2. Were there analysis/canary results before full rollout?
3. Could automated rollback have caught this faster?
4. What gate would have prevented this from reaching production?
### Action Items
- [ ] Add test for the specific failure mode
- [ ] Tighten canary analysis thresholds
- [ ] Add monitoring for the affected metric
- [ ] Update runbook with rollback procedure
The Gate
The hotfix pipeline has a reduced gate: unit tests and critical-severity security scans only. It skips integration tests, performance tests, and staging deployment. This is an explicit trade-off: speed of recovery versus thoroughness of validation. The hotfix must be followed by a proper release through the normal pipeline within 24 hours.
The Recovery
ArgoCD re-deploys the broken version after kubectl rollback: Always revert in Git. ArgoCD’s self-heal will undo any kubectl changes within 3 minutes.

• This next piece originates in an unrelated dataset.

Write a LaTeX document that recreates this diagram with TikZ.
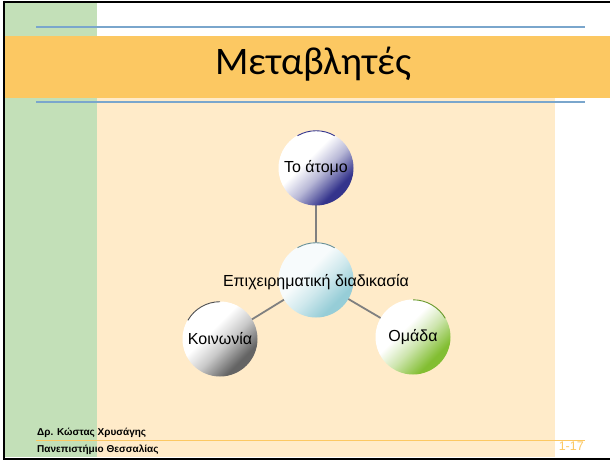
\documentclass[tikz,border=0pt]{standalone}
\usepackage{fontspec}
\setmainfont{Liberation Sans}
\newfontfamily\titlefont{Carlito}
\definecolor{sgreen}{RGB}{195,224,184}
\definecolor{sorange}{RGB}{252,200,98}
\definecolor{scream}{RGB}{255,235,201}
\definecolor{sblue}{RGB}{122,166,204}
\definecolor{cnavy}{RGB}{52,52,140}
\definecolor{ccyan}{RGB}{150,205,215}
\definecolor{cgray}{RGB}{100,100,100}
\definecolor{cgreen}{RGB}{130,190,50}
\definecolor{edgegray}{RGB}{128,128,128}
\pgfdeclareverticalshading{bubnavy}{100bp}{color(0bp)=(cnavy); color(30bp)=(cnavy); color(45bp)=(cnavy!35!white); color(58bp)=(white); color(100bp)=(white)}
\pgfdeclareverticalshading{bubcyan}{100bp}{color(0bp)=(ccyan); color(30bp)=(ccyan); color(45bp)=(ccyan!45!white); color(58bp)=(ccyan!8!white); color(100bp)=(ccyan!8!white)}
\pgfdeclareverticalshading{bubgray}{100bp}{color(0bp)=(cgray); color(30bp)=(cgray); color(45bp)=(cgray!35!white); color(58bp)=(white); color(100bp)=(white)}
\pgfdeclareverticalshading{bubgreen}{100bp}{color(0bp)=(cgreen); color(30bp)=(cgreen); color(45bp)=(cgreen!40!white); color(58bp)=(white); color(100bp)=(white)}
\tikzset{
  bubble/.style={circle, minimum size=75pt, inner sep=0pt, font=\fontsize{16}{18}\selectfont,
    shading angle=45},
  link/.style={draw=edgegray, line width=1.8pt},
  rim/.style={line width=0.9pt},
  foot/.style={font=\bfseries\fontsize{10}{11}\selectfont, anchor=west, inner sep=0pt}
}
\begin{document}
\begin{tikzpicture}[x=1pt,y=-1pt]
\useasboundingbox (0,0) rectangle (610,461);
\fill[white] (0,0) rectangle (610,461);
% backgrounds
\fill[scream] (97,98) rectangle (555,457);
\fill[sgreen] (5,3) rectangle (97,457);
\fill[sorange] (5,36) rectangle (610,98);
% frame
\draw[black, line width=2pt] (4,1.5) -- (610,1.5);
\draw[black, line width=2.5pt] (4,0.5) -- (4,459);
\draw[black, line width=2pt] (3,458.5) -- (610,458.5);
% blue rules
\draw[sblue, line width=1.2pt] (36,27) -- (585,27);
\draw[sblue, line width=1.2pt] (36,102) -- (585,102);
% title
\node (title) at (313,64) {\titlefont\fontsize{39}{42}\selectfont Μεταβλητές};
% connectors (behind circles)
\coordinate (pa) at (316,168);
\coordinate (pc) at (316,280);
\coordinate (pk) at (220,339);
\coordinate (po) at (413,337);
\draw[link] (pa) -- (pc);
\draw[link] (pc) -- (pk);
\draw[link] (pc) -- (po);
% circles
\node[bubble, shading=bubnavy] (atomo) at (pa) {Το άτομο};
\node[bubble, shading=bubcyan] (center) at (pc) {};
\node[bubble, shading=bubgray] (koin) at (pk) {Κοινωνία};
\node[bubble, shading=bubgreen] (omada) at (po) {Ομάδα};
\node[font=\fontsize{16}{18}\selectfont] (ctext) at (316,282) {Επιχειρηματική διαδικασία};
% rim accents
\draw[rim, cnavy] ([shift={(-0.2,0.35)}]atomo.60) arc[start angle=-60, end angle=-120, radius=37.1];
\draw[rim, ccyan!70!black] ([shift={(-0.2,0.35)}]center.60) arc[start angle=-60, end angle=-120, radius=37.1];
\draw[rim, cgray!80!black] ([shift={(0,0.4)}]koin.90) arc[start angle=-90, end angle=-150, radius=37.1];
\draw[rim, cgreen!80!black] ([shift={(-0.35,0.2)}]omada.30) arc[start angle=-30, end angle=-90, radius=37.1];
% footer
\draw[sorange, line width=1.2pt] (36,440.5) -- (585,440.5);
\node[foot] (auth) at (37,433) {Δρ. Κώστας Χρυσάγης};
\node[foot] (univ) at (37,450) {Πανεπιστήμιο Θεσσαλίας};
\node[anchor=north east, inner sep=0pt, text=sorange, font=\fontsize{12.5}{13}\selectfont] (pg) at (584,441.5) {1-17};
\end{tikzpicture}
\end{document}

Hotfix branch has merge conflicts: The hotfix branch diverges from main. After the hotfix is deployed, merge the hotfix back to main immediately. Do not let hotfix branches live for more than 24 hours.
Git revert creates a new commit that blocks the fix: The reverted change cannot be re-merged as-is. Create the fix as a new commit, not a revert of the revert. Or use git revert --no-commit to stage the revert and include the fix in the same commit.